= Jimmie Van Zant =

American singer

Jimmie Van Zant (December 22, 1957 – April 7, 2016) was an American singer, songwriter, and guitarist. He was named after his mother's current husband at the time, Jim Nightingale; When his mother married Alfred Kelsay in 1970 he was adopted soon after at the age of 12 and his surname was changed to Kelsay.

He was born in Jacksonville, Florida, the son of E. C. Van Zant. Jimmie was the cousin of musicians Donnie, Johnny, and Ronnie Van Zant (E.C. Van Zant was Lacy Van Zant's brother. Lacy was Ronnie, Donnie, and Jonny's father).
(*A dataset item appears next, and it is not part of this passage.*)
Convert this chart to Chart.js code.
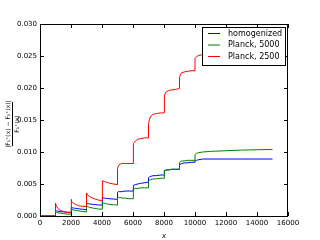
<!DOCTYPE html>
<html>
<head>
<meta charset="utf-8">
<script src="https://cdn.jsdelivr.net/npm/chart.js@4/dist/chart.umd.min.js"></script>
<style>
  body { margin: 0; background: #fff; }
  #wrap { width: 320px; height: 240px; }
</style>
</head>
<body>
<div id="wrap"><canvas id="stepChart" width="320" height="240"></canvas></div>
<script>
// x positions shared by the three curves (steps at every 1000)
const xs = [
  0, 1000,
  1000, 1050, 1150, 1300, 1500, 1750, 2000,
  2000, 2050, 2150, 2300, 2500, 2750, 3000,
  3000, 3050, 3150, 3300, 3500, 3750, 4000,
  4000, 4050, 4150, 4300, 4500, 4750, 5000,
  5000, 5050, 5150, 5300, 5500, 5750, 6000,
  6000, 6050, 6150, 6300, 6500, 6750, 7000,
  7000, 7050, 7150, 7300, 7500, 7750, 8000,
  8000, 8050, 8150, 8300, 8500, 8750, 9000,
  9000, 9050, 9150, 9300, 9500, 9750, 10000,
  10000, 10100, 10250, 10500, 11000, 12000, 13000, 15000
];

const homogenized = [
  0, 0,
  0.00085, 0.0008, 0.00075, 0.0007, 0.00065, 0.0006, 0.0006,
  0.00135, 0.0013, 0.00125, 0.0012, 0.00112, 0.00105, 0.0010,
  0.0020, 0.00195, 0.0019, 0.00185, 0.0018, 0.00172, 0.0017,
  0.0029, 0.00285, 0.0028, 0.00275, 0.0027, 0.00265, 0.0026,
  0.0037, 0.0038, 0.0038, 0.0038, 0.0039, 0.0039, 0.0039,
  0.0046, 0.0048, 0.0049, 0.0050, 0.0051, 0.0052, 0.0053,
  0.0060, 0.0061, 0.0062, 0.0063, 0.0063, 0.0064, 0.0064,
  0.0069, 0.0071, 0.0072, 0.0072, 0.0073, 0.0073, 0.0073,
  0.0079, 0.0081, 0.0082, 0.0083, 0.0083, 0.0084, 0.0084,
  0.0086, 0.0087, 0.0088, 0.0089, 0.0089, 0.0089, 0.0089, 0.0089
];

const planck5000 = [
  0, 0,
  0.00065, 0.0006, 0.0005, 0.00045, 0.00038, 0.0003, 0.00027,
  0.00105, 0.0010, 0.00095, 0.00088, 0.0008, 0.0007, 0.00065,
  0.00155, 0.0015, 0.0014, 0.0013, 0.0012, 0.0011, 0.00105,
  0.0021, 0.00205, 0.0020, 0.0019, 0.0018, 0.00175, 0.0017,
  0.0029, 0.0029, 0.0029, 0.0028, 0.0028, 0.0027, 0.0027,
  0.0041, 0.0042, 0.0043, 0.0043, 0.0044, 0.0044, 0.0044,
  0.0054, 0.0056, 0.0057, 0.0058, 0.0058, 0.0059, 0.0059,
  0.0070, 0.0071, 0.0072, 0.0072, 0.0073, 0.0073, 0.0073,
  0.0083, 0.0085, 0.0086, 0.0086, 0.0087, 0.0087, 0.0087,
  0.0096, 0.0098, 0.0099, 0.0100, 0.0101, 0.0102, 0.0103, 0.0104
];

const planck2500 = [
  0, 0,
  0.0020, 0.0016, 0.0012, 0.0009, 0.0007, 0.00055, 0.0005,
  0.0026, 0.0023, 0.0020, 0.0018, 0.0016, 0.0015, 0.0015,
  0.0036, 0.0034, 0.0031, 0.0029, 0.0027, 0.0025, 0.0024,
  0.0055, 0.0055, 0.0054, 0.0053, 0.0051, 0.0050, 0.0049,
  0.0074, 0.0078, 0.0081, 0.0082, 0.0082, 0.0082, 0.0082,
  0.0108, 0.0113, 0.0117, 0.0120, 0.0121, 0.0122, 0.0122,
  0.0143, 0.0150, 0.0156, 0.0159, 0.0160, 0.0161, 0.0161,
  0.0184, 0.0189, 0.0194, 0.0196, 0.0197, 0.0198, 0.0199,
  0.0216, 0.0220, 0.0224, 0.0225, 0.0226, 0.0227, 0.0227,
  0.0246, 0.0249, 0.0251, 0.0252, 0.0253, 0.0254, 0.0255, 0.0256
];

const seriesNames = ['homogenized', 'Planck, 5000', 'Planck, 2500'];
const seriesColors = ['#0000ff', '#008000', '#ff0000'];

const toPoints = arr => xs.map((x, i) => ({ x: x, y: arr[i] }));

Chart.defaults.font.family = 'DejaVu Sans';
Chart.defaults.color = '#000';

// matplotlib look: frame, inward ticks, legend box, fraction y-label
const mplDecor = {
  id: 'mplDecor',
  afterDatasetsDraw(chart) {
    const { ctx, chartArea: a, scales } = chart;
    ctx.save();
    ctx.strokeStyle = '#000';
    ctx.lineWidth = 1;
    ctx.strokeRect(a.left + 0.5, a.top + 0.5, a.right - a.left - 1, a.bottom - a.top);
    ctx.beginPath();
    scales.x.ticks.forEach(t => {
      const px = Math.round(scales.x.getPixelForValue(t.value)) + 0.5;
      ctx.moveTo(px, a.bottom); ctx.lineTo(px, a.bottom - 4);
      ctx.moveTo(px, a.top); ctx.lineTo(px, a.top + 4);
    });
    scales.y.ticks.forEach(t => {
      const py = Math.round(scales.y.getPixelForValue(t.value)) + 0.5;
      ctx.moveTo(a.left, py); ctx.lineTo(a.left + 4, py);
      ctx.moveTo(a.right, py); ctx.lineTo(a.right - 4, py);
    });
    ctx.stroke();

    // legend
    const lx = 202, ly = 27, lw = 83, lh = 38;
    ctx.fillStyle = '#fff';
    ctx.fillRect(lx, ly, lw, lh);
    ctx.strokeStyle = '#000';
    ctx.strokeRect(lx + 0.5, ly + 0.5, lw, lh);
    ctx.font = '8px "DejaVu Sans"';
    ctx.textBaseline = 'middle';
    const rows = [33.5, 45, 56.5];
    seriesNames.forEach((name, i) => {
      ctx.strokeStyle = seriesColors[i];
      ctx.beginPath();
      ctx.moveTo(208, rows[i]); ctx.lineTo(220, rows[i]);
      ctx.stroke();
      ctx.fillStyle = '#000';
      ctx.fillText(name, 228, rows[i]);
    });

    // y-axis label as a rotated fraction
    ctx.translate(12, 124);
    ctx.rotate(-Math.PI / 2);
    ctx.font = '6px "DejaVu Sans"';
    ctx.textAlign = 'center';
    ctx.textBaseline = 'alphabetic';
    ctx.fillText('|F\u2081\u207A(x) \u2212 F\u2081\u207A(x)|', 0, -2);
    ctx.beginPath();
    ctx.moveTo(-22, 0.5); ctx.lineTo(22, 0.5);
    ctx.strokeStyle = '#000';
    ctx.stroke();
    ctx.textBaseline = 'top';
    ctx.fillText('F\u2081\u207A(x)', 0, 2);
    ctx.restore();
  }
};

new Chart(document.getElementById('stepChart').getContext('2d'), {
  type: 'line',
  data: {
    datasets: [
      { label: seriesNames[0], data: toPoints(homogenized), borderColor: seriesColors[0], order: 3 },
      { label: seriesNames[1], data: toPoints(planck5000), borderColor: seriesColors[1], order: 2 },
      { label: seriesNames[2], data: toPoints(planck2500), borderColor: seriesColors[2], order: 1 }
    ]
  },
  options: {
    responsive: false,
    animation: false,
    layout: { padding: { top: 24, right: 32, left: 0, bottom: 0 } },
    elements: {
      line: { borderWidth: 1, tension: 0, fill: false },
      point: { radius: 0 }
    },
    plugins: {
      legend: { display: false },
      tooltip: { enabled: false }
    },
    scales: {
      x: {
        type: 'linear',
        min: 0,
        max: 16000,
        grid: { drawOnChartArea: false, drawTicks: false },
        border: { display: false },
        ticks: { stepSize: 2000, padding: 3, maxRotation: 0, font: { size: 7 }, callback: v => String(v) },
        title: { display: true, text: 'x', font: { size: 7, style: 'italic' }, padding: { top: 0, bottom: 0 } },
        afterFit: s => { s.height = 24; }
      },
      y: {
        min: 0,
        max: 0.03,
        grid: { drawOnChartArea: false, drawTicks: false },
        border: { display: false },
        ticks: { stepSize: 0.005, padding: 3, font: { size: 7 }, callback: v => v.toFixed(3) },
        afterFit: s => { s.width = 40; }
      }
    }
  },
  plugins: [mplDecor]
});
</script>
</body>
</html>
He adopted his father's name, Van Zant when he went into music. He began playing guitar and piano as a child, mentored by his cousin Ronnie Van Zant, but largely gave up music until the 1977 plane crash in which Ronnie, the founder and lead singer of Lynyrd Skynyrd, was killed. Jimmie Van Zant then took up a career playing Southern rock music, and performed at festivals and Harley Davidson shows before recording the albums The Jimmie Van Zant Band (1996) and Southern Comfort (2000). He toured widely with his band, performing over 200 shows each year, and released a third album, Feels Like Freedom, in 2012.

His wife Zohra often performed with him. He died in a hospice in Florida in 2016, aged 58, after several years of treatment for liver cancer.